The Fly/Return of the Fly/Sawtell and Shefter
August 10, 2012
If one were to put the soundtrack on to “The Fly” and not know what kind of movie it was, this reviewer would have guessed something along the line of a detective/action type film with a strong love interest plot. There are some very tense moments but that dissonant style with the brass is not evident through the majority of the score. It just didn’t project a 50’s Science Fiction to me. When you start listening to “The Return of the Fly” the opening chords immediately identify it as 50’s science fiction film with the hard edge removed and replaced with swirling notes from the string section. This new Kritzerland release is truly a study in contrasts and the films budgets showed that on the screen as well as the film quality. The ‘B’ programmer “The Fly,” with a $700,000 budget quickly got the attention of audiences and became the surprise film of the year for 20th Century Fox who was not known for their science fiction and horror films. It quickly became an ‘A’ picture and made and grossed $3 million dollars. The plot involves breaking down the atomic structure and transporting it elsewhere. The fly in the ointment was the problem and our star turned into a fly that was eventually killed by his wife. Starring David ‘Voyage to the Bottom of the Sea’ Hedison, as research scientist Andre Delambre, Patricia Owens as his wife Helene, and Vincent Price as his brother Francois it is nicely directed by Kurt Neumann. Filmed in Cinemascope enhanced the experience along with 4 track stereo sound. If you’ve not seen the film it is well worth a watch.
The score was quite sparse and features a very nice soap opera style romantic theme that appears bookended around two action/suspense cues for the main title. I’m including the audio track of the main and love theme to give you an idea of what you’re in for. 01 – The Fly It is also prominently featured in “Happy Couple” sounding like it came right out of a Max Steiner songbook complete with the harp line he is so well known for as he wrote it in many times for his wife, a harpist. It appears briefly again with violin and bassoon carrying the melody in “The Claw” after an opening of terror. “The Morning After” is standard underscore. “Fly’s Madam/Phillip’s Disappointment/Another Experiment offering three different styles with the last being the love theme again. “Helene’s Discovery” is tension filled and a good example of how effective music can be for films. It includes a brief return to the love theme twice with some excellent brass work and is the longest of the tracks. “Strange Story/Show Me/Help Me” combines three cues again with contrasting styles. “End Title” begins in patriotic fashion concluding with a typical coda.

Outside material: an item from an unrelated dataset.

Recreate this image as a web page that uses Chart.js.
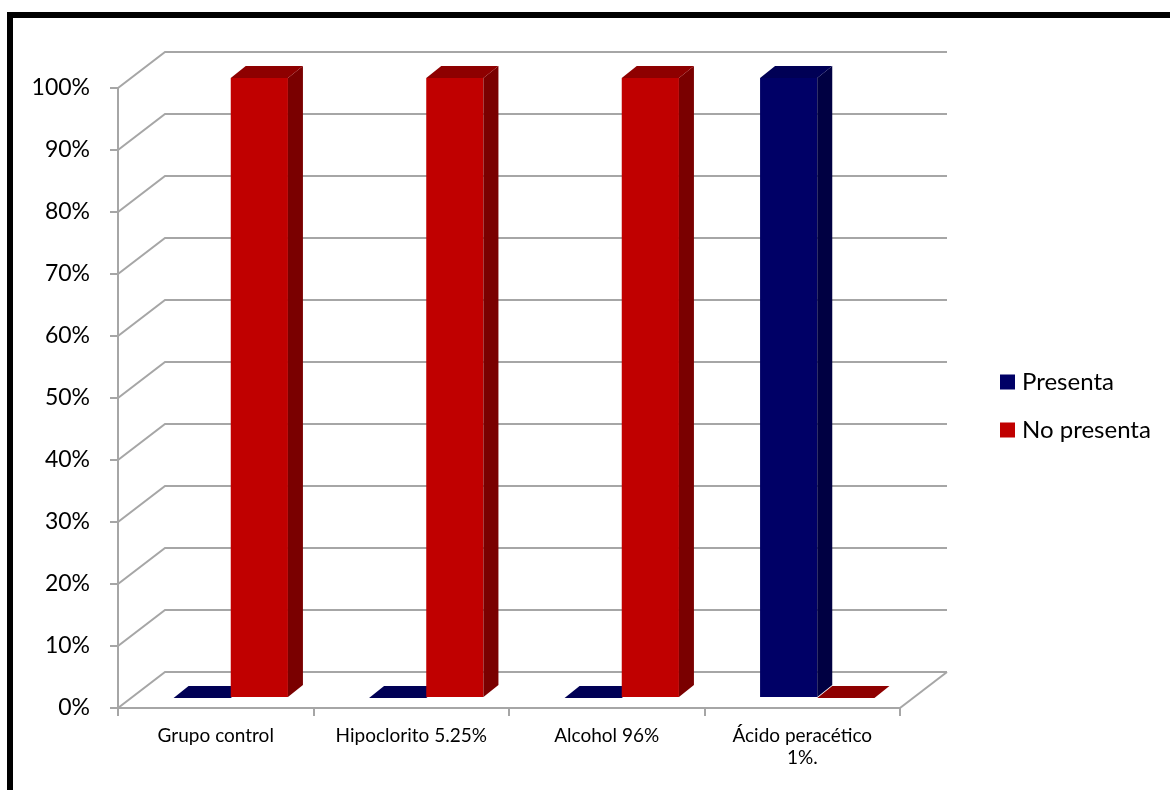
<!DOCTYPE html>
<html>
<head>
<meta charset="utf-8">
<script src="https://cdn.jsdelivr.net/npm/chart.js@4/dist/chart.umd.min.js"></script>
<style>
  html,body{margin:0;padding:0;background:#fff;}
  #wrap{width:1170px;height:790px;position:relative;}
</style>
</head>
<body>
<div id="wrap"><canvas id="chart" width="1170" height="790"></canvas></div>
<script>
const categories = ["Grupo control","Hipoclorito 5.25%","Alcohol 96%",["Ácido peracético","1%."]];
const presenta = [0,0,0,100];
const noPresenta = [100,100,100,0];
const seriesNames = ["Presenta","No presenta"];

const GRID = "#a6a6a6";
const WALL = {dx:47, dy:-36};     // back wall offset
const BAR_SHIFT = {dx:15, dy:-10}; // bar front face offset from front plane
const BAR_DEPTH = {dx:15, dy:-12};
const FONT = "Lato, 'Noto Sans', sans-serif";

const frame = {
  id:"frame",
  beforeDraw(chart){
    const c=chart.ctx;
    c.save();
    c.fillStyle="#fff"; c.fillRect(0,0,chart.width,chart.height);
    c.fillStyle="#000";
    c.fillRect(7,12,chart.width-7,6);
    c.fillRect(7,12,6,chart.height-12);
    c.restore();
  }
};

const box3d = {
  id:"box3d",
  beforeDatasetsDraw(chart){
    const c=chart.ctx, y=chart.scales.y, a=chart.chartArea;
    c.save();
    c.strokeStyle=GRID; c.lineWidth=2;
    // oblique side lines and back wall gridlines
    y.ticks.forEach(t=>{
      const py=y.getPixelForValue(t.value);
      c.beginPath();
      c.moveTo(a.left,py);
      c.lineTo(a.left+WALL.dx,py+WALL.dy);
      c.lineTo(a.right+WALL.dx,py+WALL.dy);
      c.stroke();
    });
    // floor right edge
    c.beginPath();
    c.moveTo(a.right,a.bottom);
    c.lineTo(a.right+WALL.dx,a.bottom+WALL.dy);
    c.stroke();
    // bars, category by category, series left to right
    const metas=chart.data.datasets.map((d,i)=>chart.getDatasetMeta(i));
    for(let k=0;k<chart.data.labels.length;k++){
      metas.forEach((m,i)=>{
        const ds=chart.data.datasets[i];
        const el=m.data[k];
        const p=el.getProps(["x","y","base","width"],true);
        const l=p.x-p.width/2+BAR_SHIFT.dx, r=p.x+p.width/2+BAR_SHIFT.dx;
        const t=Math.min(p.y,p.base)+BAR_SHIFT.dy, b=Math.max(p.y,p.base)+BAR_SHIFT.dy;
        const ddx=BAR_DEPTH.dx, ddy=BAR_DEPTH.dy;
        // front
        c.fillStyle=ds.backgroundColor;
        c.fillRect(l,t,r-l,b-t);
        // right side
        c.fillStyle=ds.sideColor;
        c.beginPath();
        c.moveTo(r,b); c.lineTo(r+ddx,b+ddy); c.lineTo(r+ddx,t+ddy); c.lineTo(r,t);
        c.closePath(); c.fill();
        // top
        c.fillStyle=ds.topColor;
        c.beginPath();
        c.moveTo(l,t); c.lineTo(r,t); c.lineTo(r+ddx,t+ddy); c.lineTo(l+ddx,t+ddy);
        c.closePath(); c.fill();
      });
    }
    c.restore();
    return false;
  }
};

const sideLegend = {
  id:"sideLegend",
  afterDraw(chart){
    const c=chart.ctx;
    c.save();
    c.font="24px "+FONT;
    c.textBaseline="middle";
    chart.data.datasets.forEach((ds,i)=>{
      const cy=382+i*48;
      c.fillStyle=ds.backgroundColor;
      c.fillRect(1000,cy-7.5,15,15);
      c.fillStyle="#000";
      c.fillText(ds.label,1022,cy);
    });
    c.restore();
  }
};

new Chart(document.getElementById("chart"),{
  type:"bar",
  data:{
    labels:categories,
    datasets:[
      {label:seriesNames[0],data:presenta,backgroundColor:"#000066",sideColor:"#000042",topColor:"#000055"},
      {label:seriesNames[1],data:noPresenta,backgroundColor:"#c00000",sideColor:"#7a0000",topColor:"#8e0000"},
    ],
  },
  options:{
    responsive:false,
    animation:false,
    categoryPercentage:0.585,
    barPercentage:1.0,
    layout:{padding:{top:88,right:270,left:0,bottom:0}},
    plugins:{legend:{display:false},tooltip:{enabled:false}},
    scales:{
      x:{
        offset:true,
        grid:{drawOnChartArea:false,drawTicks:true,tickLength:8,color:GRID,lineWidth:2,offset:true},
        border:{display:true,color:GRID,width:2},
        ticks:{color:"#000",font:{family:FONT,size:19,lineHeight:1.2},padding:8,maxRotation:0,autoSkip:false},
        afterFit(s){s.height=82;},
      },
      y:{
        min:0,max:100,
        grid:{drawOnChartArea:false,drawTicks:true,tickLength:8,color:GRID,lineWidth:2},
        border:{display:true,color:GRID,width:2},
        ticks:{stepSize:10,callback:v=>v+"%",color:"#000",font:{family:FONT,size:23},padding:20},
        afterFit(s){s.width=118;},
      },
    },
  },
  plugins:[frame,box3d,sideLegend],
});
</script>
</body>
</html>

If lower budget means more music then the sequel fits the bill with twice the amount of material. In fact the last two tracks are over half of the entire fly score! The “Main Title” with the swirling strings and brass statement give it that science fiction sound without the sharp edge you hear in some titles. I’ve included an audio clip in the main title to give you an idea of the sound. 10 – The Return of the Fly While the theme is somewhat subtle it is there and repeated throughout the score. “To the Foundry” has that Egyptian Mummy sound with a creepy oboe to enhance the track. Unlike “The Fly” this is the traditional mono recording. It is a clean remaster without glitches.
This is a limited edition CD of only 1000 copies so it is better to buy sooner than later. If you bought the Percepto release from 2002 it is pretty much the same except the third film of the series “Curse of the Fly” is included in the set.